Against this apparently common-sense view are ranged the formidable forces of both the National Rifle Association (widely considered the most powerful lobby in America and, according to some, the single most responsible factor in the arming of our country) and people like Dave Kopel. Kopel is the research director for the Independence Institute, a "free-market think tank" in Golden, who speaks with the clarity and confidence of a lawyer and scholar who's published more than a dozen books:

"The First and Second Amendments to the Constitution both protect things that are not only rights but positive goods," he says. "A society that has more bookstores and libraries, churches and synagogues, more newspapers, and yes, more responsibly armed citizens is a healthier, freer, safer, and more self-governing society than one that has fewer of these things. That's one reason that the Second Amendment is described as necessary to the security of a free state."

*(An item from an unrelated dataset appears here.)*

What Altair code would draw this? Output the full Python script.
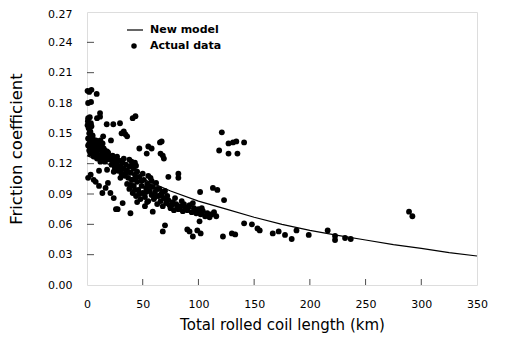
import altair as alt
import pandas as pd

# ---- model curve ----
model_km = [0, 25, 50, 75, 100, 125, 150, 175, 200, 225, 250, 275, 300, 325, 350]
model_cf = [0.128, 0.117, 0.105, 0.093, 0.083, 0.075, 0.067, 0.060, 0.054, 0.049,
            0.0445, 0.040, 0.0363, 0.032, 0.0287]

# ---- actual data, grouped by region (km, friction) ----
left_top = [(0.5, .192), (2, .191), (4, .193), (8.7, .189), (1, .180), (3.6, .181),
            (1, .165), (2.5, .166), (0.5, .158), (1.5, .155), (3, .152), (2, .150),
            (4, .157), (5, .148), (0.8, .162), (3.5, .160)]
upper_scatter = [(11.7, .170), (11.7, .1665), (9, .165), (17.7, .159), (23.6, .159),
                 (29.6, .160), (41, .165), (43.5, .167), (14.5, .147), (21.5, .143),
                 (12, .143), (33, .152), (34.5, .149), (36, .147), (31, .150),
                 (53.6, .130), (58, .135), (47, .135), (55, .137), (67, .142),
                 (65.5, .141), (68, .128), (69, .125), (66, .130), (73, .107),
                 (82, .110), (82, .106)]
blob_a = [(1, .145), (2, .140), (3, .136), (4, .142), (5, .138), (6, .133), (7, .140),
          (8, .136), (9, .131), (10, .138), (11, .134), (12, .128), (13, .136),
          (14, .131), (15, .127), (16, .133), (17, .129), (18, .124), (19, .131),
          (20, .127), (3, .130), (6, .127), (9, .125), (12, .122), (2, .133),
          (5, .146), (8, .143), (14, .140), (11, .141), (7, .129), (10, .126),
          (13, .124), (16, .122), (1, .138), (4, .134), (15, .135), (18, .132)]
blob_b = [(21, .124), (22, .119), (23, .128), (24, .122), (25, .116), (26, .125),
          (27, .120), (28, .113), (29, .123), (30, .117), (31, .110), (32, .121),
          (33, .115), (34, .108), (35, .119), (36, .113), (37, .106), (38, .117),
          (39, .111), (40, .122), (41, .104), (42, .115), (43, .109), (44, .118),
          (45, .112), (27, .127), (33, .125), (38, .124), (24, .112), (30, .106),
          (22, .126), (26, .118), (29, .114), (35, .111), (41, .118), (43, .121)]
left_low = [(3.3, .109), (10.8, .113), (18, .114), (7.8, .102), (10.8, .098),
            (16.7, .096), (18.8, .101), (13.8, .091), (21, .091), (24, .086),
            (26, .075), (27.5, .075), (32, .081), (39, .071), (1, .106), (6, .104)]
blob_c = [(36, .100), (38, .095), (40, .104), (41, .091), (42, .098), (44, .088),
          (45, .102), (46, .094), (47, .107), (48, .085), (49, .098), (50, .091),
          (51, .104), (52, .087), (53, .096), (54, .100), (55, .083), (56, .093),
          (57, .106), (58, .089), (59, .097), (60, .085), (61, .092), (62, .101),
          (63, .080), (64, .088), (65, .095), (66, .083), (67, .090), (68, .078),
          (69, .086), (70, .093), (71, .081), (72, .088), (74, .079), (50, .110),
          (55, .108), (45, .082), (52, .078), (59, .0725), (39, .099), (43, .094),
          (47, .090), (49, .103), (53, .092), (56, .098), (58, .103), (61, .087),
          (63, .095), (66, .089), (68, .092), (71, .085), (44, .106), (54, .082)]
blob_d = [(73, .084), (75, .076), (77, .082), (78, .074), (80, .080), (82, .075),
          (84, .078), (86, .073), (88, .077), (90, .074), (92, .079), (94, .072),
          (96, .076), (98, .071), (100, .075), (102, .070), (104, .073), (106, .068),
          (108, .071), (110, .067), (112, .070), (114, .072), (116, .068),
          (85, .083), (95, .081), (76, .079), (79, .086), (81, .078), (87, .080),
          (91, .077), (97, .074), (103, .076)]
right_scatter = [(70, .059), (68, .053), (90, .055), (92, .053), (95, .048),
                 (99, .054), (102, .051), (101, .063), (101.5, .092), (113, .096),
                 (117, .094), (123, .084), (122, .048), (130, .051), (133, .050),
                 (141, .061), (148, .060), (153, .056), (155, .054), (166.7, .051),
                 (172, .053), (177.7, .0495), (183.7, .0455), (188, .054),
                 (199, .0495), (216, .054), (222.6, .0485), (222.6, .0445),
                 (231.6, .0465), (236.7, .0455), (289, .0725), (292, .068)]
upper_right = [(121, .151), (118.6, .133), (127, .140), (131, .141), (134, .142),
               (141, .141), (127, .130), (135, .130)]

y_labels = [0, 0.03, 0.06, 0.09, 0.12, 0.15, 0.18, 0.21, 0.24, 0.27]
x_labels = [0, 50, 100, 150, 200, 250, 300, 350]
y_ticks = [0.03, 0.06, 0.09, 0.12, 0.15, 0.18, 0.21, 0.24]
x_ticks = [50, 100, 150, 200, 250, 300]

all_pts = (left_top + upper_scatter + blob_a + blob_b + left_low + blob_c +
           blob_d + right_scatter + upper_right)
pts = pd.DataFrame(all_pts, columns=["km", "cf"])
model = pd.DataFrame({"km": model_km, "cf": model_cf})

W, H = 390, 273
FONT = "DejaVu Sans"

xscale = alt.Scale(domain=[0, 350], nice=False, zero=False)
yscale = alt.Scale(domain=[0, 0.27], nice=False, zero=False)

xaxis = alt.Axis(values=x_labels, format="d",
                 ticks=False, grid=False, domain=False, labelFontSize=11,
                 labelFont=FONT, labelColor="black", labelPadding=13,
                 labelOverlap=False, labelFlush=False,
                 title="Total rolled coil length (km)", titleFont=FONT,
                 titleFontSize=15, titleFontWeight="normal", titleColor="black",
                 titleBaseline="middle", titleY=39)
yaxis = alt.Axis(values=y_labels,
                 format=".2f", ticks=False, grid=False, domain=False,
                 labelFontSize=11, labelFont=FONT, labelColor="black",
                 labelPadding=15, labelOverlap=False, labelFlush=False,
                 labelOffset={"condition": {"test": "datum.value >= 0.269", "value": 2},
                              "value": 0},
                 title="Friction coefficient", titleFont=FONT,
                 titleFontSize=16.5, titleFontWeight="normal", titleColor="black",
                 titleX=-63)

points = alt.Chart(pts).mark_circle(size=34, color="black", opacity=1).encode(
    x=alt.X("km:Q", scale=xscale, axis=xaxis),
    y=alt.Y("cf:Q", scale=yscale, axis=yaxis),
)
line = alt.Chart(model).mark_line(color="black", strokeWidth=1.2).encode(
    x=alt.X("km:Q", scale=xscale, axis=xaxis),
    y=alt.Y("cf:Q", scale=yscale, axis=yaxis),
)
ytick = alt.Chart(pd.DataFrame({"km": [0] * len(y_ticks), "cf": y_ticks})).mark_tick(
    color="black", size=7, thickness=1, orient="horizontal").encode(
    y=alt.Y("cf:Q", scale=yscale, axis=yaxis), x=alt.value(3.5))
xtick = alt.Chart(pd.DataFrame({"km": x_ticks})).mark_tick(
    color="black", size=6, thickness=1, orient="vertical").encode(
    x=alt.X("km:Q", scale=xscale, axis=xaxis), y=alt.value(H - 3))

leg_line = alt.Chart(pd.DataFrame({"a": [0]})).mark_rule(
    color="black", strokeWidth=1.2).encode(
    x=alt.value(40), x2=alt.value(56), y=alt.value(18))
leg_dot = alt.Chart(pd.DataFrame({"a": [0]})).mark_circle(
    size=30, color="black", opacity=1).encode(x=alt.value(47), y=alt.value(34))
leg_text = alt.Chart(pd.DataFrame({"t": ["New model", "Actual data"],
                                   "yy": [18, 34]})).mark_text(
    align="left", baseline="middle", font=FONT, fontSize=11, color="black",
    fontWeight="bold").encode(text="t:N", x=alt.value(63), y=alt.Y("yy:Q", scale=None))

chart = alt.layer(points, line, ytick, xtick, leg_line, leg_dot, leg_text).properties(
    width=W, height=H,
    autosize=alt.AutoSizeParams(type="none"),
    padding={"left": 79, "top": 4, "right": 21, "bottom": 49},
).configure_view(stroke="black", strokeWidth=1.2).configure(background="white")

chart.save("out.html", embed_options={"renderer": "svg", "actions": False})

I find this line of argument insane. But clearly I'm in the minority. Proof of this can be found in that uniquely American looking-glass logic, whereby most public gun-related tragedies produce an uptick in gun sales. People, not to put too fine a point on it, are running scared. And scared is not cognitive. Scared is not logical or analytic. Scared is the opposite of all that. Exhibit A: Though born in Manhattan, I grew up in a fairly rural part of New Jersey where crime, in my early childhood, was nonexistent. But this didn't stop my otherwise sophisticated parents from keeping the doors and windows double bolted at all times. Clearly, they believed a bad guy was crouched perpetually outside in the bushes, waiting to enter the house and loot our precious Sears appliances. When they finally sold the house and moved to Florida, I imagined the poor burglar, now grown gray-haired and emaciated, falling from the bushes to the ground with his knees locked by 40 years of lying in wait for his main chance.